Copy each line of the data below exactly, leaving out pictures.

Start of SOURCE DATA

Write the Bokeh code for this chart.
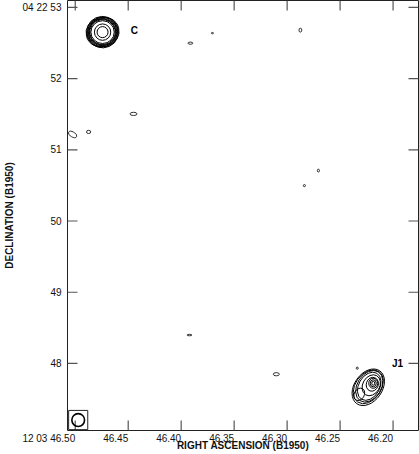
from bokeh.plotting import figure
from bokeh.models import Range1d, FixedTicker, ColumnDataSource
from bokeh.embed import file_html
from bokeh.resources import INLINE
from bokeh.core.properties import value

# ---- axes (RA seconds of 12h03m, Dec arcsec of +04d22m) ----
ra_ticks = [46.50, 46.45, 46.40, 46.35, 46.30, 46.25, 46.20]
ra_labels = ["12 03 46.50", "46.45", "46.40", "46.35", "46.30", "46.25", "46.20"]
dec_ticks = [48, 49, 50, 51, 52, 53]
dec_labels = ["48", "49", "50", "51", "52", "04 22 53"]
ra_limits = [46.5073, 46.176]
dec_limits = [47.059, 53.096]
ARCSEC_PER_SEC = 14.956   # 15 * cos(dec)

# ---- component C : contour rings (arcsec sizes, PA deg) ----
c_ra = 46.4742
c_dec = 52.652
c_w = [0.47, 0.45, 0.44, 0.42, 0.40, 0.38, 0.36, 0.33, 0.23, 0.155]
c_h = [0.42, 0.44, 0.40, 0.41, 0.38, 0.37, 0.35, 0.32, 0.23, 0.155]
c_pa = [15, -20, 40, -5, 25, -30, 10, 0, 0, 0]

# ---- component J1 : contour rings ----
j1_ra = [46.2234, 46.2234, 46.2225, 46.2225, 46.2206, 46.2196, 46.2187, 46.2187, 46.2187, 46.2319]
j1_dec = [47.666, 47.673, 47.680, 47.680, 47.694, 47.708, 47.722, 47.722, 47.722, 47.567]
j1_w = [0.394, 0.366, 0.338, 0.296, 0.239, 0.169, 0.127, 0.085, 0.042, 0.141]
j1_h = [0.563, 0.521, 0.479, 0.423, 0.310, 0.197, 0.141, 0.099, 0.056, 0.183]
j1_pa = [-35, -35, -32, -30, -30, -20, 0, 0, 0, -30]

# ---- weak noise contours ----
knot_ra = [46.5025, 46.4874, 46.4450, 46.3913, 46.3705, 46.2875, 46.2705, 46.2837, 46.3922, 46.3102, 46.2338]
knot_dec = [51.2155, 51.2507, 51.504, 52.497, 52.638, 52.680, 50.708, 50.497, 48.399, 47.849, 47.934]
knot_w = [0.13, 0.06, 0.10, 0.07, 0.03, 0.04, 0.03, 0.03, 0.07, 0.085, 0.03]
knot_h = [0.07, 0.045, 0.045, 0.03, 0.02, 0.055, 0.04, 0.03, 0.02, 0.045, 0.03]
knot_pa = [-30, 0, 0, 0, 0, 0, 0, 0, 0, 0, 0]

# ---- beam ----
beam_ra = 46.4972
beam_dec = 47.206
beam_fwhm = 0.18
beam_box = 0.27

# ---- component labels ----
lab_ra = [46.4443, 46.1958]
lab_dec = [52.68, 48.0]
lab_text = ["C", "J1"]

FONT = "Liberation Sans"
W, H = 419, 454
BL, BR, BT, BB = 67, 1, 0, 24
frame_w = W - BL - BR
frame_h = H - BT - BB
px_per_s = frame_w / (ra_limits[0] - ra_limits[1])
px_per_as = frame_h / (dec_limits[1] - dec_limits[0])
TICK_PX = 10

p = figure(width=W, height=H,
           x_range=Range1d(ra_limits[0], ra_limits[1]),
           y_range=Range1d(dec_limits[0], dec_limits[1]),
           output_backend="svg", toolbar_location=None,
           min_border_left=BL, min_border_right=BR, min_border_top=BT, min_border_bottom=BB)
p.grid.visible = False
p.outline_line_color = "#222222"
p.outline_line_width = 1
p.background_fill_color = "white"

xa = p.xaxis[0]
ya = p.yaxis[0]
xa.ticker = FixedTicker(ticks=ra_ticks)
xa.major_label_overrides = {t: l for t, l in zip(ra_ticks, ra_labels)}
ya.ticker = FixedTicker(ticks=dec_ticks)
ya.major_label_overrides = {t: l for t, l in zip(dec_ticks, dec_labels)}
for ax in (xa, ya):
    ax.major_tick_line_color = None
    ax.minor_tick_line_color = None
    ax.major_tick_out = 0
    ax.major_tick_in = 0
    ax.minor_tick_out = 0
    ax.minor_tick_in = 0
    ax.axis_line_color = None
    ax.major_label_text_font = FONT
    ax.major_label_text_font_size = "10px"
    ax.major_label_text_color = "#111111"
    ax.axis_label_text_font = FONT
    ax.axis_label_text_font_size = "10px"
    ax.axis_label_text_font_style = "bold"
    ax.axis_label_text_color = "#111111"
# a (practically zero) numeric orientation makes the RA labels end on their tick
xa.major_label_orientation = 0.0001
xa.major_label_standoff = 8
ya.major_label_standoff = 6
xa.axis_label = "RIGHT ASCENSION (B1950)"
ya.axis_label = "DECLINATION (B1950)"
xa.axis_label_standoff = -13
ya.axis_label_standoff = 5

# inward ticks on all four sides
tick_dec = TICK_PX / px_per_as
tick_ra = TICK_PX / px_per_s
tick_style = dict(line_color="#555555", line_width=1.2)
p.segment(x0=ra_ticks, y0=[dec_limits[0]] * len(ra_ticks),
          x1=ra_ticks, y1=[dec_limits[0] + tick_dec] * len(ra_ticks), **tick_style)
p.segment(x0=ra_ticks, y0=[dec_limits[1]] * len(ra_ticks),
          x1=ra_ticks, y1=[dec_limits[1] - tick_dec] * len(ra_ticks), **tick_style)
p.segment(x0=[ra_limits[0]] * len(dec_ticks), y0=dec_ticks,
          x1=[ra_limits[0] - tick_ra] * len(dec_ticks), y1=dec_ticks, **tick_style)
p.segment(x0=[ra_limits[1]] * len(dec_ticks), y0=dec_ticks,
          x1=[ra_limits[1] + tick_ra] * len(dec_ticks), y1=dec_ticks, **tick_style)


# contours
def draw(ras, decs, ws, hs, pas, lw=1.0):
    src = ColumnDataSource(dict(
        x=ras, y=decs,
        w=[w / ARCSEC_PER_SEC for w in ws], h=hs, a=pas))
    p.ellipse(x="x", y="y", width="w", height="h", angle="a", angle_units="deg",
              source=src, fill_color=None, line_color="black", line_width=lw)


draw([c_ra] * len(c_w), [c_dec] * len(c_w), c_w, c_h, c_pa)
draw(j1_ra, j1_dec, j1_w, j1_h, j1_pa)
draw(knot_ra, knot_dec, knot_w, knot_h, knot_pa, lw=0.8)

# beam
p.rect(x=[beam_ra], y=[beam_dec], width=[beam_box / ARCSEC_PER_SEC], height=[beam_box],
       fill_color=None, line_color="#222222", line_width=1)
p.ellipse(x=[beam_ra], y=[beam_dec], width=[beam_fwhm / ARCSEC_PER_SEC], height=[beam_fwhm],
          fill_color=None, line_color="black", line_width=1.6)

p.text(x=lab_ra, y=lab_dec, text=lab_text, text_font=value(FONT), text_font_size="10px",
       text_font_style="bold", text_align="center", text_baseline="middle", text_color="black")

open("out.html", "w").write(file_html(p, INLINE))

End of SOURCE DATA

# THE REPLY
Write the Bokeh code for this chart.
from bokeh.plotting import figure
from bokeh.models import Range1d, FixedTicker, ColumnDataSource
from bokeh.embed import file_html
from bokeh.resources import INLINE
from bokeh.core.properties import value

# ---- axes (RA seconds of 12h03m, Dec arcsec of +04d22m) ----
ra_ticks = [46.50, 46.45, 46.40, 46.35, 46.30, 46.25, 46.20]
ra_labels = ["12 03 46.50", "46.45", "46.40", "46.35", "46.30", "46.25", "46.20"]
dec_ticks = [48, 49, 50, 51, 52, 53]
dec_labels = ["48", "49", "50", "51", "52", "04 22 53"]
ra_limits = [46.5073, 46.176]
dec_limits = [47.059, 53.096]
ARCSEC_PER_SEC = 14.956   # 15 * cos(dec)

# ---- component C : contour rings (arcsec sizes, PA deg) ----
c_ra = 46.4742
c_dec = 52.652
c_w = [0.47, 0.45, 0.44, 0.42, 0.40, 0.38, 0.36, 0.33, 0.23, 0.155]
c_h = [0.42, 0.44, 0.40, 0.41, 0.38, 0.37, 0.35, 0.32, 0.23, 0.155]
c_pa = [15, -20, 40, -5, 25, -30, 10, 0, 0, 0]

# ---- component J1 : contour rings ----
j1_ra = [46.2234, 46.2234, 46.2225, 46.2225, 46.2206, 46.2196, 46.2187, 46.2187, 46.2187, 46.2319]
j1_dec = [47.666, 47.673, 47.680, 47.680, 47.694, 47.708, 47.722, 47.722, 47.722, 47.567]
j1_w = [0.394, 0.366, 0.338, 0.296, 0.239, 0.169, 0.127, 0.085, 0.042, 0.141]
j1_h = [0.563, 0.521, 0.479, 0.423, 0.310, 0.197, 0.141, 0.099, 0.056, 0.183]
j1_pa = [-35, -35, -32, -30, -30, -20, 0, 0, 0, -30]

# ---- weak noise contours ----
knot_ra = [46.5025, 46.4874, 46.4450, 46.3913, 46.3705, 46.2875, 46.2705, 46.2837, 46.3922, 46.3102, 46.2338]
knot_dec = [51.2155, 51.2507, 51.504, 52.497, 52.638, 52.680, 50.708, 50.497, 48.399, 47.849, 47.934]
knot_w = [0.13, 0.06, 0.10, 0.07, 0.03, 0.04, 0.03, 0.03, 0.07, 0.085, 0.03]
knot_h = [0.07, 0.045, 0.045, 0.03, 0.02, 0.055, 0.04, 0.03, 0.02, 0.045, 0.03]
knot_pa = [-30, 0, 0, 0, 0, 0, 0, 0, 0, 0, 0]

# ---- beam ----
beam_ra = 46.4972
beam_dec = 47.206
beam_fwhm = 0.18
beam_box = 0.27

# ---- component labels ----
lab_ra = [46.4443, 46.1958]
lab_dec = [52.68, 48.0]
lab_text = ["C", "J1"]

FONT = "Liberation Sans"
W, H = 419, 454
BL, BR, BT, BB = 67, 1, 0, 24
frame_w = W - BL - BR
frame_h = H - BT - BB
px_per_s = frame_w / (ra_limits[0] - ra_limits[1])
px_per_as = frame_h / (dec_limits[1] - dec_limits[0])
TICK_PX = 10

p = figure(width=W, height=H,
           x_range=Range1d(ra_limits[0], ra_limits[1]),
           y_range=Range1d(dec_limits[0], dec_limits[1]),
           output_backend="svg", toolbar_location=None,
           min_border_left=BL, min_border_right=BR, min_border_top=BT, min_border_bottom=BB)
p.grid.visible = False
p.outline_line_color = "#222222"
p.outline_line_width = 1
p.background_fill_color = "white"

xa = p.xaxis[0]
ya = p.yaxis[0]
xa.ticker = FixedTicker(ticks=ra_ticks)
xa.major_label_overrides = {t: l for t, l in zip(ra_ticks, ra_labels)}
ya.ticker = FixedTicker(ticks=dec_ticks)
ya.major_label_overrides = {t: l for t, l in zip(dec_ticks, dec_labels)}
for ax in (xa, ya):
    ax.major_tick_line_color = None
    ax.minor_tick_line_color = None
    ax.major_tick_out = 0
    ax.major_tick_in = 0
    ax.minor_tick_out = 0
    ax.minor_tick_in = 0
    ax.axis_line_color = None
    ax.major_label_text_font = FONT
    ax.major_label_text_font_size = "10px"
    ax.major_label_text_color = "#111111"
    ax.axis_label_text_font = FONT
    ax.axis_label_text_font_size = "10px"
    ax.axis_label_text_font_style = "bold"
    ax.axis_label_text_color = "#111111"
# a (practically zero) numeric orientation makes the RA labels end on their tick
xa.major_label_orientation = 0.0001
xa.major_label_standoff = 8
ya.major_label_standoff = 6
xa.axis_label = "RIGHT ASCENSION (B1950)"
ya.axis_label = "DECLINATION (B1950)"
xa.axis_label_standoff = -13
ya.axis_label_standoff = 5

# inward ticks on all four sides
tick_dec = TICK_PX / px_per_as
tick_ra = TICK_PX / px_per_s
tick_style = dict(line_color="#555555", line_width=1.2)
p.segment(x0=ra_ticks, y0=[dec_limits[0]] * len(ra_ticks),
          x1=ra_ticks, y1=[dec_limits[0] + tick_dec] * len(ra_ticks), **tick_style)
p.segment(x0=ra_ticks, y0=[dec_limits[1]] * len(ra_ticks),
          x1=ra_ticks, y1=[dec_limits[1] - tick_dec] * len(ra_ticks), **tick_style)
p.segment(x0=[ra_limits[0]] * len(dec_ticks), y0=dec_ticks,
          x1=[ra_limits[0] - tick_ra] * len(dec_ticks), y1=dec_ticks, **tick_style)
p.segment(x0=[ra_limits[1]] * len(dec_ticks), y0=dec_ticks,
          x1=[ra_limits[1] + tick_ra] * len(dec_ticks), y1=dec_ticks, **tick_style)


# contours
def draw(ras, decs, ws, hs, pas, lw=1.0):
    src = ColumnDataSource(dict(
        x=ras, y=decs,
        w=[w / ARCSEC_PER_SEC for w in ws], h=hs, a=pas))
    p.ellipse(x="x", y="y", width="w", height="h", angle="a", angle_units="deg",
              source=src, fill_color=None, line_color="black", line_width=lw)


draw([c_ra] * len(c_w), [c_dec] * len(c_w), c_w, c_h, c_pa)
draw(j1_ra, j1_dec, j1_w, j1_h, j1_pa)
draw(knot_ra, knot_dec, knot_w, knot_h, knot_pa, lw=0.8)

# beam
p.rect(x=[beam_ra], y=[beam_dec], width=[beam_box / ARCSEC_PER_SEC], height=[beam_box],
       fill_color=None, line_color="#222222", line_width=1)
p.ellipse(x=[beam_ra], y=[beam_dec], width=[beam_fwhm / ARCSEC_PER_SEC], height=[beam_fwhm],
          fill_color=None, line_color="black", line_width=1.6)

p.text(x=lab_ra, y=lab_dec, text=lab_text, text_font=value(FONT), text_font_size="10px",
       text_font_style="bold", text_align="center", text_baseline="middle", text_color="black")

open("out.html", "w").write(file_html(p, INLINE))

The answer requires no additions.